By 1940 the partnership ended and Samuel M. Iger formed his own independent comic shop, Iger Studio, which was located at 1619 Broadway, between 49th Street and 50th Street. Iger Studio supplied material for such publishers as Quality Comics, Holyoke, and Gilberton's Classics Illustrated.
In 1940 Samuel M. Iger was listed in U.S. Census Records as living separately from his wife. He lived at a boarding house at 310 East 44th Street in midtown Manhattan near First Avenue.
In 1940 Ruth Roche (1917-1983) became his partner, Business Manager and Executive Editor. Their first project was a series of childrens book, Action Play Books, one of which featured Iger's comic strip character, Pee-Wee. According to The East Hampton Star, the company was reorganized as the Roche & Iger Studio.
During WWII he was age thirty-nine and five-foot-two, which was under the minimum height requirement, so he did not serve in the military.

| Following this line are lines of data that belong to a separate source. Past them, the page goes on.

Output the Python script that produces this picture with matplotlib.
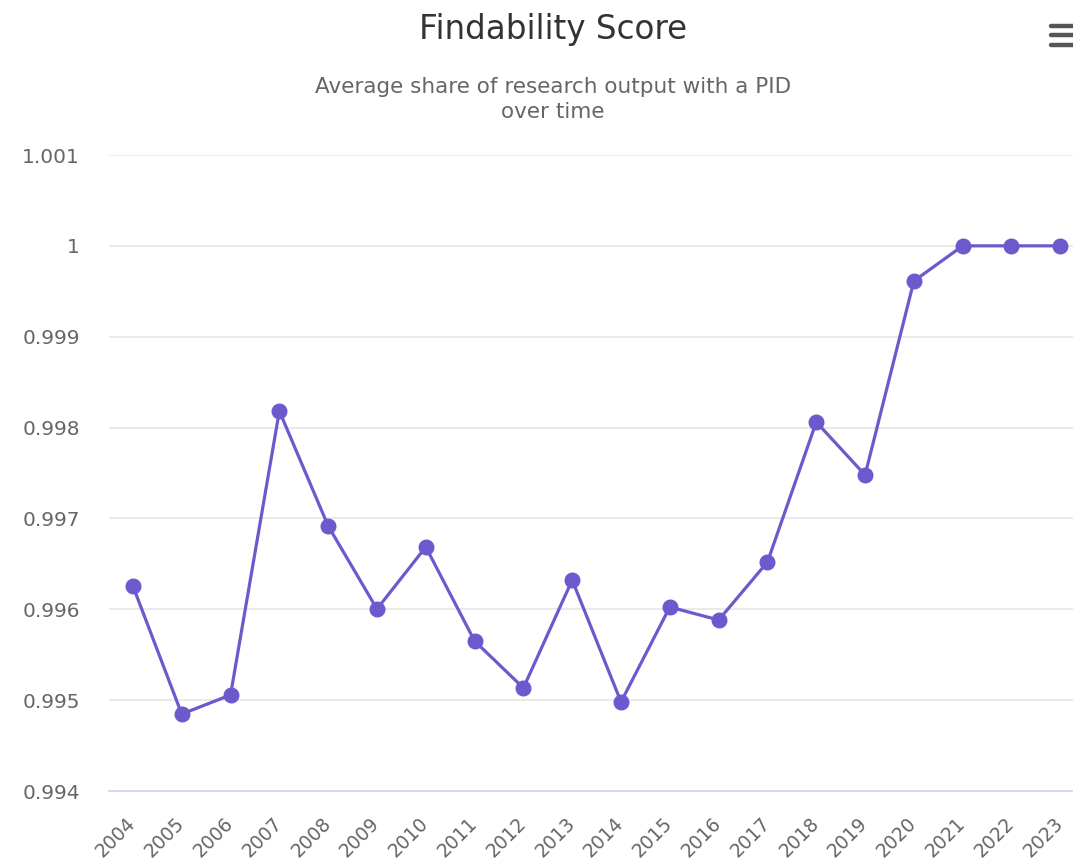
import matplotlib.pyplot as plt
from matplotlib.lines import Line2D
from matplotlib.transforms import ScaledTranslation

plt.rcParams['font.family'] = ['DejaVu Sans']

years = ['2004', '2005', '2006', '2007', '2008', '2009', '2010', '2011', '2012', '2013',
         '2014', '2015', '2016', '2017', '2018', '2019', '2020', '2021', '2022', '2023']
scores = [0.996256, 0.994847, 0.995057, 0.998182, 0.996917, 0.996003, 0.996686, 0.995651,
          0.995134, 0.996322, 0.994980, 0.996025, 0.995882, 0.996520, 0.998061, 0.997478,
          0.999613, 1.0, 1.0, 1.0]
yticks = [0.994, 0.995, 0.996, 0.997, 0.998, 0.999, 1.0, 1.001]
ytick_labels = ['0.994', '0.995', '0.996', '0.997', '0.998', '0.999', '1', '1.001']

W, H = 1073, 859
fig = plt.figure(figsize=(W / 100, H / 100), dpi=100)
ax = fig.add_axes([109 / W, 1 - 791 / H, 1 - 109 / W, (791 - 155) / H])

x = list(range(len(years)))
ax.plot(x, scores, color='#6a5acd', lw=2.3, marker='o', ms=10.5, zorder=3, clip_on=False)

ax.set_xlim(-0.49, 19.26)
ax.set_ylim(0.994, 1.001)
ax.set_yticks(yticks)
ax.set_yticklabels(ytick_labels)
ax.set_xticks(x)
ax.set_xticklabels(years, rotation=45, ha='right', rotation_mode='anchor')

ax.grid(axis='y', color='#e6e6e6', lw=1.2)
ax.set_axisbelow(True)
for s in ['top', 'right', 'left']:
    ax.spines[s].set_visible(False)
ax.spines['bottom'].set_color('#ccd6eb')
ax.spines['bottom'].set_linewidth(1.2)
ax.tick_params(axis='y', length=0, pad=21, labelsize=14.5, labelcolor='#666666')
ax.tick_params(axis='x', length=0, pad=9, labelsize=13.5, labelcolor='#666666')

shift = ScaledTranslation(-7 / 100, -10 / 100, fig.dpi_scale_trans)
for lab in ax.get_xticklabels():
    lab.set_transform(lab.get_transform() + shift)

fig.text(553 / W, 1 - 29 / H, 'Findability Score', ha='center', va='center',
         fontsize=23.5, color='#333333')
fig.text(553 / W, 1 - 99.5 / H, 'Average share of research output with a PID\nover time',
         ha='center', va='center', fontsize=15.5, color='#666666', linespacing=1.3)

# menu icon
for yy in [25.5, 35, 44.5]:
    fig.add_artist(Line2D([1051 / W, 1075 / W], [1 - yy / H, 1 - yy / H],
                          color='#555555', lw=3.2, solid_capstyle='round'))

fig.savefig('out.png', dpi=100)
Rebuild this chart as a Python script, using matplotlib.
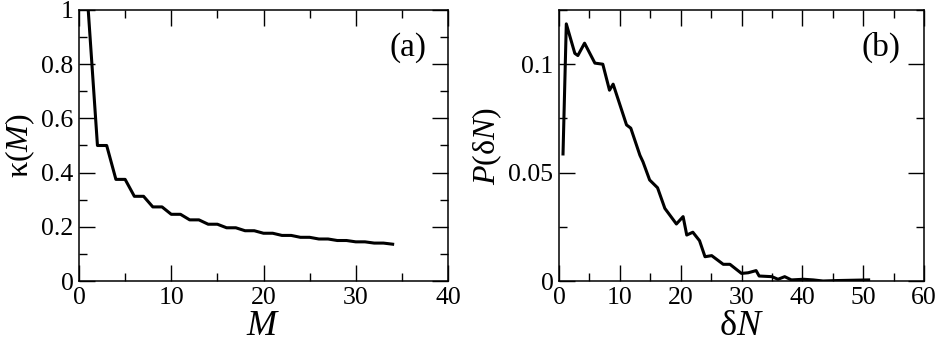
import matplotlib
matplotlib.use("Agg")
import matplotlib.pyplot as plt
from matplotlib.ticker import MultipleLocator, FixedLocator, FixedFormatter

# Panel (a) data
M_values = list(range(1, 35))
kappa = [1.0, 0.5, 0.5, 0.375, 0.375, 0.3125, 0.3125, 0.2734, 0.2734, 0.2461,
         0.2461, 0.2256, 0.2256, 0.2095, 0.2095, 0.1964, 0.1964, 0.1855, 0.1855,
         0.1762, 0.1762, 0.1682, 0.1682, 0.1612, 0.1612, 0.1550, 0.1550, 0.1494,
         0.1494, 0.1445, 0.1445, 0.1399, 0.1399, 0.1358]

# Panel (b) data
dN = [0.66, 1.2, 2.6, 3.1, 4.2, 5.9, 7.2, 8.3, 8.9, 11.1, 11.8, 13.3, 13.8, 14.9,
      16.2, 17.4, 19.3, 20.4, 21.0, 22.0, 23.1, 24.0, 25.1, 27.0, 28.1, 30.0,
      31.1, 32.4, 32.9, 35.0, 36.0, 37.1, 38.2, 40.2, 41.8, 43.4, 45.6, 50.9]
P_dN = [0.0586, 0.1186, 0.1050, 0.1040, 0.1097, 0.1005, 0.1000, 0.0880, 0.0908,
        0.0720, 0.0705, 0.0580, 0.0550, 0.0466, 0.0430, 0.0335, 0.0263, 0.0297,
        0.0212, 0.0225, 0.0186, 0.0112, 0.0117, 0.0077, 0.0077, 0.0035, 0.0038,
        0.0048, 0.0023, 0.0020, 0.0008, 0.0020, 0.0005, 0.0008, 0.0005, 0.0000,
        0.0002, 0.0005]

a_xticks = [0, 10, 20, 30, 40]
a_xlabels = ["0", "10", "20", "30", "40"]
a_yticks = [0, 0.2, 0.4, 0.6, 0.8, 1.0]
a_ylabels = ["0", "0.2", "0.4", "0.6", "0.8", "1"]
b_xticks = [0, 10, 20, 30, 40, 50, 60]
b_xlabels = ["0", "10", "20", "30", "40", "50", "60"]
b_yticks = [0, 0.05, 0.1]
b_ylabels = ["0", "0.05", "0.1"]

plt.rcParams['font.family'] = ['Liberation Serif', 'DejaVu Serif']
plt.rcParams['mathtext.fontset'] = 'custom'
plt.rcParams['mathtext.rm'] = 'Liberation Serif'
plt.rcParams['mathtext.it'] = 'Liberation Serif:italic'

fig = plt.figure(figsize=(9.38, 3.45), dpi=100)
axA = fig.add_axes([79/938, 1-281/345, (448-79)/938, (281-10)/345])
axB = fig.add_axes([559/938, 1-281/345, (924-559)/938, (281-10)/345])

def style(ax, xt, xl, yt, yl, xminor, yminor):
    ax.xaxis.set_major_locator(FixedLocator(xt))
    ax.xaxis.set_major_formatter(FixedFormatter(xl))
    ax.yaxis.set_major_locator(FixedLocator(yt))
    ax.yaxis.set_major_formatter(FixedFormatter(yl))
    ax.xaxis.set_minor_locator(MultipleLocator(xminor))
    ax.yaxis.set_minor_locator(MultipleLocator(yminor))
    ax.tick_params(which='both', direction='in', top=True, right=True, width=1.0)
    ax.tick_params(which='major', length=11.5, labelsize=18.5, pad=4)
    ax.tick_params(which='minor', length=5.8)
    for s in ax.spines.values():
        s.set_linewidth(1.1)

axA.plot(M_values, kappa, color='black', lw=2.2)
axA.set_xlim(0, 40)
axA.set_ylim(0, 1)
style(axA, a_xticks, a_xlabels, a_yticks, a_ylabels, 5, 0.1)
axA.set_xlabel(r'$M$', fontsize=26, labelpad=1)
axA.set_ylabel(r'$\mathrm{κ(}M\mathrm{)}$', fontsize=23, labelpad=3)
axA.text(0.892, 0.863, '(a)', transform=axA.transAxes, fontsize=24, ha='center', va='center')

axB.plot(dN, P_dN, color='black', lw=2.2)
axB.set_xlim(0, 60)
axB.set_ylim(0, 0.125)
style(axB, b_xticks, b_xlabels, b_yticks, b_ylabels, 5, 0.025)
axB.set_xlabel(r'$\mathrm{δ}N$', fontsize=26, labelpad=1)
axB.set_ylabel(r'$P\mathrm{(δ}N\mathrm{)}$', fontsize=23, labelpad=3)
axB.text(0.882, 0.863, '(b)', transform=axB.transAxes, fontsize=24, ha='center', va='center')

fig.savefig('out.png', dpi=100)
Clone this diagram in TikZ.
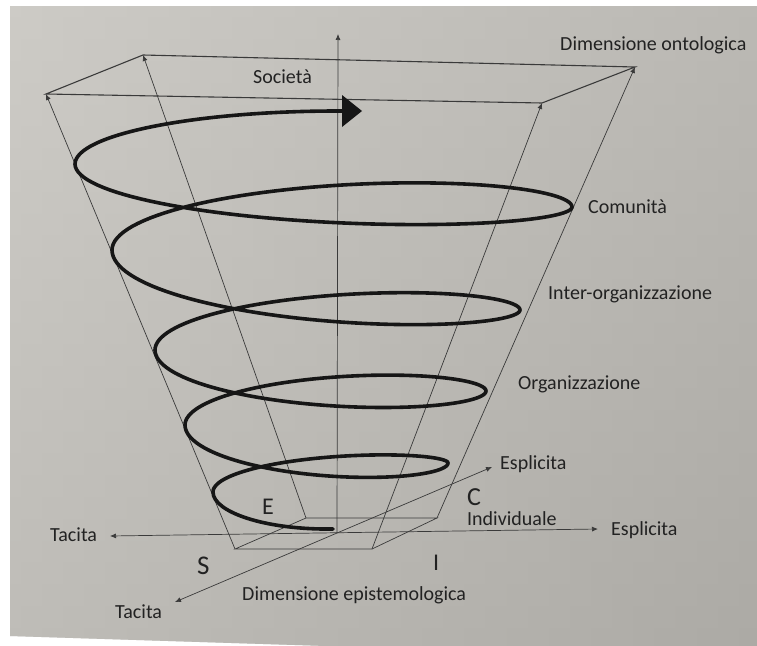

In 1948 Samuel M. Iger was listed in the NYC Business Directory as a Cartoonist at 250 West Broadway, which was an industrial building with several printing companies two blocks south from Canal Street at the intersection of Walker and Beach Streets.
On May 1, 1954 The New York Times reported "S. M. Iger - Artist" had rented space at 113 West 57th Street, which is near 9th Avenue.
Samuel M. Iger died at the age of eighty-seven in Long Island City, NY, on September 5, 1990.